WARNING!


WARNING: The author of this blog is a terrible copy editor. Furthermore, he has no assistant, no lackey, no trained monkey, nor magic robot to help edit these blogs. They are written and posted with little or no review. Read at your own risk!


Started as a blog, this site now is home to an ever-growing archive of stories. Most have been published somewhere, a few haven't. Personal blogs entries might still happen occasionally but it's not very likely.

Tuesday, August 21, 2012

Blog | A Small Fish in Small (But Crowded) Ponds

August 21, 2012



In my last blog post, I talked about how I don’t consider myself to be a real writer because I don’t make a living by writing creatively.  In the weeks since I posted that, I’ve a string of very small successes and, while I still don’t feel like a writer, I’m feeling a little bit better about the quality of my writing.
In may spring of this year, I discovered Duotrope—an excellent source for writers—and decided to give some of those old, unpublished stories a new shot (or five) at publication.  Almost immediately, my first story to be published (way back in 1995) was republished by an eZine called MicroHorro.  Since that time, I have placed eleven other stories with online and print journals of various sizes and reputations.  Most of these are extremely small and underfunded organizations, but one of them—The Journal of Compressed Creative Arts—actually paid me $50 for a story that will be published near the end of the year.  That wasn’t the first time I’d been paid for my work, and it wasn’t the largest amount I’d been paid, but it was certainly one of the classiest groups to publish my work (just take a look at the cool stuff they sent along with my check).
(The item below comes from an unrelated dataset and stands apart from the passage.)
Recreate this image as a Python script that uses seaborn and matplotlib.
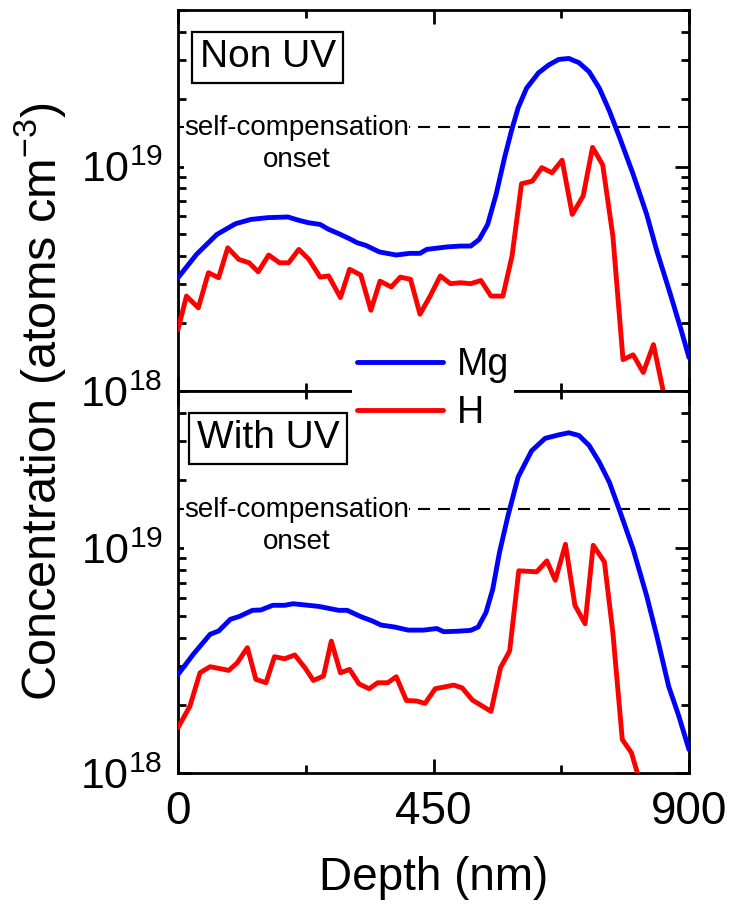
import numpy as np
import pandas as pd
import matplotlib
matplotlib.use("Agg")
import matplotlib.pyplot as plt
import seaborn as sns
from matplotlib import font_manager
from matplotlib.ticker import FixedLocator, LogLocator, NullFormatter
from matplotlib.lines import Line2D

# ---------------- data ----------------
# Non UV panel
mg_nonuv_depth = [0, 32.8, 68.5, 101.3, 128.1, 157.9, 193.7, 211.6, 229.5, 250.3, 265.2, 283.1,
                  301, 315.9, 330.8, 354.6, 384.4, 408.3, 426.2, 438.1, 473.8, 497.7, 515.6,
                  530.5, 545.4, 560.3, 575.2, 587.1, 599, 613.9, 634.8, 652.6, 670.5, 688.4,
                  706.3, 724.2, 742.1, 759.9, 777.8, 801.7, 825.5, 843.4, 867.2, 885.1, 900]
mg_nonuv = [3.20e18, 4.07e18, 4.99e18, 5.57e18, 5.82e18, 5.93e18, 5.97e18, 5.78e18, 5.63e18,
            5.53e18, 5.26e18, 5.03e18, 4.79e18, 4.58e18, 4.46e18, 4.17e18, 4.04e18, 4.11e18,
            4.11e18, 4.28e18, 4.39e18, 4.43e18, 4.43e18, 4.74e18, 5.53e18, 7.53e18, 1.10e19,
            1.44e19, 1.83e19, 2.24e19, 2.62e19, 2.84e19, 3.01e19, 3.04e19, 2.91e19, 2.65e19,
            2.24e19, 1.77e19, 1.35e19, 9.25e18, 6.13e18, 4.21e18, 2.70e18, 1.91e18, 1.41e18]

h_nonuv_depth = [0, 14.9, 35.8, 53.6, 71.5, 87.6, 107.3, 125.2, 141.3, 159.7, 178.8, 194.9,
                 212.8, 230.7, 250.3, 265.2, 286.1, 302.2, 321.9, 339.7, 355.8, 375.5, 391.6,
                 409.5, 426.2, 444.1, 462, 479.8, 497.7, 515.6, 533.5, 551.3, 572.2, 588.3,
                 605, 624.1, 640.8, 658.7, 676.5, 694.4, 713.5, 730.1, 748, 765.9, 783.8,
                 801.6, 819.5, 837.4, 855.3, 873]
h_nonuv = [1.88e18, 2.65e18, 2.35e18, 3.37e18, 3.20e18, 4.35e18, 3.86e18, 3.73e18, 3.40e18,
           4.04e18, 3.73e18, 3.73e18, 4.28e18, 3.86e18, 3.22e18, 3.26e18, 2.61e18, 3.49e18,
           3.29e18, 2.29e18, 3.09e18, 2.91e18, 3.22e18, 3.15e18, 2.20e18, 2.65e18, 3.26e18,
           3.01e18, 3.04e18, 3.01e18, 3.11e18, 2.65e18, 2.65e18, 4.00e18, 8.40e18, 8.63e18,
           9.91e18, 9.40e18, 1.07e19, 6.13e18, 7.40e18, 1.22e19, 1.02e19, 4.91e18, 1.38e18,
           1.45e18, 1.21e18, 1.61e18, 0.98e18, 6.0e17]

# With UV panel
mg_uv_depth = [0, 26.8, 56.6, 71.5, 92.4, 107.3, 131.1, 146, 166.9, 187.7, 202.6, 223.5, 247.4,
               265.2, 283.1, 298, 321.9, 342.7, 357.6, 381.4, 405.3, 432.1, 455.9, 467.9, 491.7,
               515.6, 528.7, 542.4, 554.3, 566.2, 581.1, 599, 622.8, 646.7, 670.5, 688.4, 706.3,
               724.2, 742.1, 759.9, 777.8, 801.6, 825.5, 843.3, 864.2, 882.1, 900]
mg_uv = [2.74e18, 3.37e18, 4.14e18, 4.28e18, 4.83e18, 4.96e18, 5.29e18, 5.31e18, 5.57e18,
         5.57e18, 5.66e18, 5.59e18, 5.51e18, 5.40e18, 5.29e18, 5.29e18, 4.96e18, 4.74e18,
         4.55e18, 4.46e18, 4.32e18, 4.32e18, 4.39e18, 4.25e18, 4.27e18, 4.31e18, 4.46e18,
         5.17e18, 6.56e18, 9.57e18, 1.39e19, 2.07e19, 2.71e19, 3.08e19, 3.19e19, 3.26e19,
         3.17e19, 2.86e19, 2.41e19, 1.96e19, 1.47e19, 9.90e18, 6.13e18, 4.07e18, 2.43e18,
         1.79e18, 1.27e18]

h_uv_depth = [0, 20.9, 38.7, 56.6, 89.4, 104.3, 122.2, 137.1, 155, 169.9, 187.7, 205.6, 223.5,
              238.4, 256.3, 270, 286.1, 302.2, 318.9, 336.7, 351.6, 369.5, 384.4, 402.3, 420.2,
              435.1, 453, 485.7, 500.6, 518.5, 551.3, 568, 584.1, 600.2, 631.8, 649.6, 664.5,
              682.4, 699.1, 717, 731.3, 751, 765.9, 782.5, 798.6, 810.6, 830]
h_uv = [1.59e18, 1.98e18, 2.79e18, 2.97e18, 2.86e18, 3.09e18, 3.61e18, 2.61e18, 2.52e18,
        3.29e18, 3.22e18, 3.35e18, 2.94e18, 2.58e18, 2.70e18, 3.86e18, 2.79e18, 2.89e18,
        2.49e18, 2.37e18, 2.52e18, 2.52e18, 2.68e18, 2.10e18, 2.09e18, 2.04e18, 2.37e18,
        2.46e18, 2.39e18, 2.11e18, 1.88e18, 2.94e18, 3.49e18, 7.93e18, 7.85e18, 8.78e18,
        7.20e18, 1.04e19, 5.57e18, 4.61e18, 1.03e19, 8.69e18, 4.21e18, 1.41e18, 1.23e18,
        0.97e18, 6.0e17]

onset_level = 1.5e19
panel_labels = ["Non UV", "With UV"]
series_names = ["Mg", "H"]
x_major = [0, 450, 900]
x_minor = [225, 675]

# ---------------- style ----------------
sns.set_theme(style="ticks")
plt.rcParams["font.family"] = ["Liberation Sans", "DejaVu Sans"]
plt.rcParams["mathtext.fontset"] = "custom"
plt.rcParams["mathtext.rm"] = "Liberation Sans"
plt.rcParams["axes.linewidth"] = 2.0
for k in ["text.color", "axes.labelcolor", "xtick.color", "ytick.color", "axes.edgecolor"]:
    plt.rcParams[k] = "black"

# condensed font for the y label if available
try:
    font_manager.findfont(font_manager.FontProperties(family="Liberation Sans Narrow"),
                          fallback_to_default=False)
    ylab_family, ylab_size = ["Liberation Sans Narrow", "DejaVu Sans"], 41
except Exception:
    ylab_family, ylab_size = ["Liberation Sans", "DejaVu Sans"], 35

W, H = 732, 907
fig = plt.figure(figsize=(W / 100, H / 100), dpi=100)
left, right = 178, 689
ax1 = fig.add_axes([left / W, 1 - 391 / H, (right - left) / W, 381 / H])
ax2 = fig.add_axes([left / W, 1 - 773 / H, (right - left) / W, 382 / H], sharex=ax1)

blue, red = "#0000FF", "#FF0000"
panels = [
    (ax1, mg_nonuv_depth, mg_nonuv, h_nonuv_depth, h_nonuv, panel_labels[0]),
    (ax2, mg_uv_depth, mg_uv, h_uv_depth, h_uv, panel_labels[1]),
]

for ax, xd_mg, y_mg, xd_h, y_h, lab in panels:
    df_mg = pd.DataFrame({"depth": xd_mg, "conc": y_mg})
    df_h = pd.DataFrame({"depth": xd_h, "conc": y_h})
    sns.lineplot(data=df_mg, x="depth", y="conc", ax=ax, color=blue, lw=3.5,
                 estimator=None, sort=False, zorder=3)
    sns.lineplot(data=df_h, x="depth", y="conc", ax=ax, color=red, lw=3.5,
                 estimator=None, sort=False, zorder=3)
    ax.set_yscale("log")
    ax.set_ylim(1e18, 5e19)
    ax.set_xlim(0, 900)
    ax.axhline(onset_level, color="black", lw=1.5, ls=(0, (5.8, 3.8)), zorder=2)
    ax.text(209, 1.26e19, "self-compensation\nonset", ha="center", va="center",
            fontsize=20, linespacing=1.3, zorder=4,
            bbox=dict(boxstyle="square,pad=0.0", fc="white", ec="none"))
    ax.text(0.176, 0.876, lab, transform=ax.transAxes, ha="center", va="center",
            fontsize=28, zorder=5,
            bbox=dict(boxstyle="square,pad=0.19", fc="white", ec="black", lw=1.6))
    ax.xaxis.set_major_locator(FixedLocator(x_major))
    ax.xaxis.set_minor_locator(FixedLocator(x_minor))
    ax.yaxis.set_major_locator(LogLocator(base=10))
    ax.yaxis.set_minor_locator(LogLocator(base=10, subs=np.arange(2, 10)))
    ax.yaxis.set_minor_formatter(NullFormatter())
    ax.tick_params(which="both", direction="in", top=True, right=True, width=2,
                   colors="black")
    ax.tick_params(axis="x", labelsize=33, pad=12)
    ax.tick_params(axis="y", labelsize=31, pad=11)
    ax.tick_params(which="major", length=10)
    ax.tick_params(which="minor", length=6)
    ax.set_xlabel("")
    ax.set_ylabel("")
    for s in ax.spines.values():
        s.set_linewidth(2.0)
        s.set_color("black")

ax1.tick_params(labelbottom=False)
ax2.set_xticks(x_major)
ax2.set_xticklabels([str(v) for v in x_major])
ax2.set_xlabel("Depth (nm)", fontsize=33, labelpad=16, color="black")

fig.text(40 / W, 1 - 402 / H, "Concentration (atoms cm$\\mathdefault{^{-3}}$)",
         rotation=90, ha="center", va="center", fontsize=ylab_size,
         family=ylab_family, color="black")

handles = [Line2D([], [], color=blue, lw=3.5), Line2D([], [], color=red, lw=3.5)]
leg = fig.legend(handles, series_names, loc="center",
                 bbox_to_anchor=(433 / W, 1 - 389 / H), fontsize=27,
                 frameon=True, fancybox=False, framealpha=1, edgecolor="none",
                 facecolor="white", handlelength=2.3, handletextpad=0.35,
                 labelspacing=0.32, borderpad=0.15, borderaxespad=0)
for t in leg.get_texts():
    t.set_color("black")

fig.savefig("out.png", dpi=100)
Then today, Literary Juice, another really good online mag, published a piece that I wrote simply because their submission guidelines presented what sounded like a fun challenge.  For this particular section of their site, they only publish stories of exactly 25 words.  I wondered if I could tell a full story in such a limited space.  Turns out, I can.
I keep telling myself that these acceptances are not a big deal because these are all very small publications with very limited readership and I’m not getting paid much, if anything.  But then I look at the massive pile of rejection emails I’ve received from similar publishers.  I’ve been turned down by zines that I’m pretty sure are read by no more than twenty.  So, even with the small publishers, there’s apparently some pretty serious competition.  And I’m not just fighting to be seen; I’m clearly competing with some really good writers.  The magazines (both print and online) that are publishing my stories are all publications whose stories and poems I really enjoy reading.  They might not have huge audiences yet, but I’m honored to be published by them because I am clearly in good (if obscure) company.